◆ Instruction
Copy the data below exactly, omitting any picture it contains.
____ Dataset content
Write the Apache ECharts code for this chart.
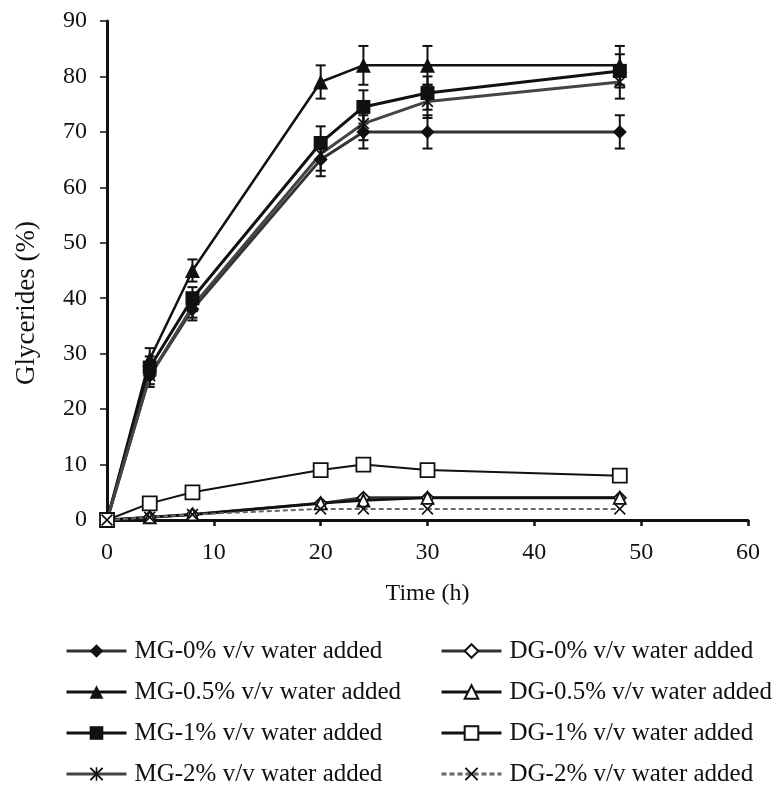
<!DOCTYPE html>
<html>
<head>
<meta charset="utf-8">
<script src="https://cdn.jsdelivr.net/npm/echarts@6/dist/echarts.min.js"></script>
<style>
html,body{margin:0;padding:0;background:#fff;}
#chart{width:779px;height:798px;}
</style>
</head>
<body>
<div id="chart"></div>
<script>
// ---- data ----
const timeH = [0, 4, 8, 20, 24, 30, 48];
const xTicks = [0, 10, 20, 30, 40, 50, 60];
const yTicks = [0, 10, 20, 30, 40, 50, 60, 70, 80, 90];

const mg0  = [0, 26, 38, 65, 70, 70, 70];
const mg05 = [0, 29, 45, 79, 82, 82, 82];
const mg1  = [0, 27.5, 40, 68, 74.5, 77, 81];
const mg2  = [0, 26, 38.5, 66, 71.5, 75.5, 79];
const dg0  = [0, 0.5, 1, 3, 4, 4, 4];
const dg05 = [0, 0.5, 1, 3, 3.5, 4, 4];
const dg1  = [0, 3, 5, 9, 10, 9, 8];
const dg2  = [0, 0.5, 1, 2, 2, 2, 2];

const mg0Err  = [0, 1.5, 2, 3, 3, 3, 3];
const mg05Err = [0, 2, 2, 3, 3.5, 3.5, 3.5];
const mg1Err  = [0, 2, 2, 3, 3, 3, 3];
const mg2Err  = [0, 2, 2, 3, 3, 3, 3];

const names = [
  'MG-0% v/v water added', 'MG-0.5% v/v water added', 'MG-1% v/v water added', 'MG-2% v/v water added',
  'DG-0% v/v water added', 'DG-0.5% v/v water added', 'DG-1% v/v water added', 'DG-2% v/v water added'
];
const xTitle = 'Time (h)';
const yTitle = 'Glycerides (%)';

// ---- build ----
const FONT = 'Liberation Serif';
const pairs = v => timeH.map((t, i) => [t, v[i]]);
const errData = (v, e) => timeH.map((t, i) => [t, v[i] - e[i], v[i] + e[i]]);

const starPath = 'path://M0,1L1,0L5,4L9,0L10,1L6,5L10,9L9,10L5,6L1,10L0,9L4,5Z M4.4,0L5.6,0L5.6,10L4.4,10Z';
const xPath = 'path://M0,1L1,0L5,4L9,0L10,1L6,5L10,9L9,10L5,6L1,10L0,9L4,5Z';

function lineSeries(name, v, symbol, size, filled, lw, color, dashed, z) {
  return {
    name, type: 'line', data: pairs(v), symbol, symbolSize: size, z: z || 3,
    lineStyle: { color: color, width: lw, type: dashed ? [5, 3] : 'solid' },
    itemStyle: filled
      ? { color: '#111', borderColor: '#111', borderWidth: 0 }
      : { color: '#fff', borderColor: '#111', borderWidth: 1.8 },
    emphasis: { disabled: true },
    animation: false
  };
}

function errSeries(v, e) {
  return {
    type: 'custom', data: errData(v, e), z: 2, silent: true, animation: false,
    renderItem(params, api) {
      const x = api.value(0);
      const lo = api.coord([x, api.value(1)]);
      const hi = api.coord([x, api.value(2)]);
      const w = 5;
      return {
        type: 'group', children: [
          { type: 'line', shape: { x1: lo[0], y1: lo[1], x2: hi[0], y2: hi[1] }, style: { stroke: '#111', lineWidth: 2 } },
          { type: 'line', shape: { x1: lo[0] - w, y1: lo[1], x2: lo[0] + w, y2: lo[1] }, style: { stroke: '#111', lineWidth: 2 } },
          { type: 'line', shape: { x1: hi[0] - w, y1: hi[1], x2: hi[0] + w, y2: hi[1] }, style: { stroke: '#111', lineWidth: 2 } }
        ]
      };
    }
  };
}

const series = [
  errSeries(mg0, mg0Err), errSeries(mg05, mg05Err), errSeries(mg1, mg1Err), errSeries(mg2, mg2Err),
  lineSeries(names[0], mg0, 'diamond', 14, true, 3, '#333'),
  lineSeries(names[1], mg05, 'triangle', 15, true, 2.5, '#111'),
  lineSeries(names[2], mg1, 'rect', 14, true, 3, '#111'),
  lineSeries(names[3], mg2, starPath, 12, true, 3, '#444'),
  lineSeries(names[4], dg0, 'diamond', 12, false, 3, '#333', false, 4),
  lineSeries(names[5], dg05, 'triangle', 12, false, 2.5, '#111', false, 4),
  lineSeries(names[6], dg1, 'rect', 14, false, 2, '#111', false, 4),
  lineSeries(names[7], dg2, xPath, 12, true, 2, '#666', true, 4)
];

const legendBase = {
  orient: 'vertical', itemWidth: 60, itemHeight: 17, itemGap: 15,
  lineStyle: { width: 3 },
  textStyle: { fontFamily: FONT, fontSize: 25, color: '#111', lineHeight: 26, padding: [0, 0, 0, 3] },
  selectedMode: false
};

const chart = echarts.init(document.getElementById('chart'), null, { renderer: 'canvas' });
chart.setOption({
  backgroundColor: '#fff',
  animation: false,
  grid: { left: 107, right: 31, top: 21, bottom: 278, containLabel: false },
  xAxis: {
    type: 'value', min: xTicks[0], max: xTicks[xTicks.length - 1], interval: 10,
    name: xTitle, nameLocation: 'middle', nameGap: 62,
    nameTextStyle: { fontFamily: FONT, fontSize: 24, color: '#111' },
    axisLine: { lineStyle: { color: '#111', width: 3 } },
    axisTick: { show: true, length: 6, lineStyle: { color: '#111', width: 2.5 } },
    axisLabel: { fontFamily: FONT, fontSize: 24, color: '#111', margin: 21 },
    splitLine: { show: false }
  },
  yAxis: {
    type: 'value', min: yTicks[0], max: yTicks[yTicks.length - 1], interval: 10,
    axisLine: { show: true, lineStyle: { color: '#111', width: 3 } },
    axisTick: { show: true, length: 7, lineStyle: { color: '#111', width: 1.5 } },
    axisLabel: { fontFamily: FONT, fontSize: 24, color: '#111', margin: 20 },
    splitLine: { show: false }
  },
  graphic: [{
    type: 'text', x: 27, y: 303, rotation: Math.PI / 2,
    style: { text: yTitle, font: '27px "Liberation Serif"', fill: '#111', align: 'center', verticalAlign: 'middle' }
  }],
  legend: [
    Object.assign({}, legendBase, { data: names.slice(0, 4), left: 60, top: 633 }),
    Object.assign({}, legendBase, { data: names.slice(4, 8), left: 435, top: 633 })
  ],
  series
});
</script>
</body>
</html>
________
◆ Correct output
Write the Apache ECharts code for this chart.
<!DOCTYPE html>
<html>
<head>
<meta charset="utf-8">
<script src="https://cdn.jsdelivr.net/npm/echarts@6/dist/echarts.min.js"></script>
<style>
html,body{margin:0;padding:0;background:#fff;}
#chart{width:779px;height:798px;}
</style>
</head>
<body>
<div id="chart"></div>
<script>
// ---- data ----
const timeH = [0, 4, 8, 20, 24, 30, 48];
const xTicks = [0, 10, 20, 30, 40, 50, 60];
const yTicks = [0, 10, 20, 30, 40, 50, 60, 70, 80, 90];

const mg0  = [0, 26, 38, 65, 70, 70, 70];
const mg05 = [0, 29, 45, 79, 82, 82, 82];
const mg1  = [0, 27.5, 40, 68, 74.5, 77, 81];
const mg2  = [0, 26, 38.5, 66, 71.5, 75.5, 79];
const dg0  = [0, 0.5, 1, 3, 4, 4, 4];
const dg05 = [0, 0.5, 1, 3, 3.5, 4, 4];
const dg1  = [0, 3, 5, 9, 10, 9, 8];
const dg2  = [0, 0.5, 1, 2, 2, 2, 2];

const mg0Err  = [0, 1.5, 2, 3, 3, 3, 3];
const mg05Err = [0, 2, 2, 3, 3.5, 3.5, 3.5];
const mg1Err  = [0, 2, 2, 3, 3, 3, 3];
const mg2Err  = [0, 2, 2, 3, 3, 3, 3];

const names = [
  'MG-0% v/v water added', 'MG-0.5% v/v water added', 'MG-1% v/v water added', 'MG-2% v/v water added',
  'DG-0% v/v water added', 'DG-0.5% v/v water added', 'DG-1% v/v water added', 'DG-2% v/v water added'
];
const xTitle = 'Time (h)';
const yTitle = 'Glycerides (%)';

// ---- build ----
const FONT = 'Liberation Serif';
const pairs = v => timeH.map((t, i) => [t, v[i]]);
const errData = (v, e) => timeH.map((t, i) => [t, v[i] - e[i], v[i] + e[i]]);

const starPath = 'path://M0,1L1,0L5,4L9,0L10,1L6,5L10,9L9,10L5,6L1,10L0,9L4,5Z M4.4,0L5.6,0L5.6,10L4.4,10Z';
const xPath = 'path://M0,1L1,0L5,4L9,0L10,1L6,5L10,9L9,10L5,6L1,10L0,9L4,5Z';

function lineSeries(name, v, symbol, size, filled, lw, color, dashed, z) {
  return {
    name, type: 'line', data: pairs(v), symbol, symbolSize: size, z: z || 3,
    lineStyle: { color: color, width: lw, type: dashed ? [5, 3] : 'solid' },
    itemStyle: filled
      ? { color: '#111', borderColor: '#111', borderWidth: 0 }
      : { color: '#fff', borderColor: '#111', borderWidth: 1.8 },
    emphasis: { disabled: true },
    animation: false
  };
}

function errSeries(v, e) {
  return {
    type: 'custom', data: errData(v, e), z: 2, silent: true, animation: false,
    renderItem(params, api) {
      const x = api.value(0);
      const lo = api.coord([x, api.value(1)]);
      const hi = api.coord([x, api.value(2)]);
      const w = 5;
      return {
        type: 'group', children: [
          { type: 'line', shape: { x1: lo[0], y1: lo[1], x2: hi[0], y2: hi[1] }, style: { stroke: '#111', lineWidth: 2 } },
          { type: 'line', shape: { x1: lo[0] - w, y1: lo[1], x2: lo[0] + w, y2: lo[1] }, style: { stroke: '#111', lineWidth: 2 } },
          { type: 'line', shape: { x1: hi[0] - w, y1: hi[1], x2: hi[0] + w, y2: hi[1] }, style: { stroke: '#111', lineWidth: 2 } }
        ]
      };
    }
  };
}

const series = [
  errSeries(mg0, mg0Err), errSeries(mg05, mg05Err), errSeries(mg1, mg1Err), errSeries(mg2, mg2Err),
  lineSeries(names[0], mg0, 'diamond', 14, true, 3, '#333'),
  lineSeries(names[1], mg05, 'triangle', 15, true, 2.5, '#111'),
  lineSeries(names[2], mg1, 'rect', 14, true, 3, '#111'),
  lineSeries(names[3], mg2, starPath, 12, true, 3, '#444'),
  lineSeries(names[4], dg0, 'diamond', 12, false, 3, '#333', false, 4),
  lineSeries(names[5], dg05, 'triangle', 12, false, 2.5, '#111', false, 4),
  lineSeries(names[6], dg1, 'rect', 14, false, 2, '#111', false, 4),
  lineSeries(names[7], dg2, xPath, 12, true, 2, '#666', true, 4)
];

const legendBase = {
  orient: 'vertical', itemWidth: 60, itemHeight: 17, itemGap: 15,
  lineStyle: { width: 3 },
  textStyle: { fontFamily: FONT, fontSize: 25, color: '#111', lineHeight: 26, padding: [0, 0, 0, 3] },
  selectedMode: false
};

const chart = echarts.init(document.getElementById('chart'), null, { renderer: 'canvas' });
chart.setOption({
  backgroundColor: '#fff',
  animation: false,
  grid: { left: 107, right: 31, top: 21, bottom: 278, containLabel: false },
  xAxis: {
    type: 'value', min: xTicks[0], max: xTicks[xTicks.length - 1], interval: 10,
    name: xTitle, nameLocation: 'middle', nameGap: 62,
    nameTextStyle: { fontFamily: FONT, fontSize: 24, color: '#111' },
    axisLine: { lineStyle: { color: '#111', width: 3 } },
    axisTick: { show: true, length: 6, lineStyle: { color: '#111', width: 2.5 } },
    axisLabel: { fontFamily: FONT, fontSize: 24, color: '#111', margin: 21 },
    splitLine: { show: false }
  },
  yAxis: {
    type: 'value', min: yTicks[0], max: yTicks[yTicks.length - 1], interval: 10,
    axisLine: { show: true, lineStyle: { color: '#111', width: 3 } },
    axisTick: { show: true, length: 7, lineStyle: { color: '#111', width: 1.5 } },
    axisLabel: { fontFamily: FONT, fontSize: 24, color: '#111', margin: 20 },
    splitLine: { show: false }
  },
  graphic: [{
    type: 'text', x: 27, y: 303, rotation: Math.PI / 2,
    style: { text: yTitle, font: '27px "Liberation Serif"', fill: '#111', align: 'center', verticalAlign: 'middle' }
  }],
  legend: [
    Object.assign({}, legendBase, { data: names.slice(0, 4), left: 60, top: 633 }),
    Object.assign({}, legendBase, { data: names.slice(4, 8), left: 435, top: 633 })
  ],
  series
});
</script>
</body>
</html>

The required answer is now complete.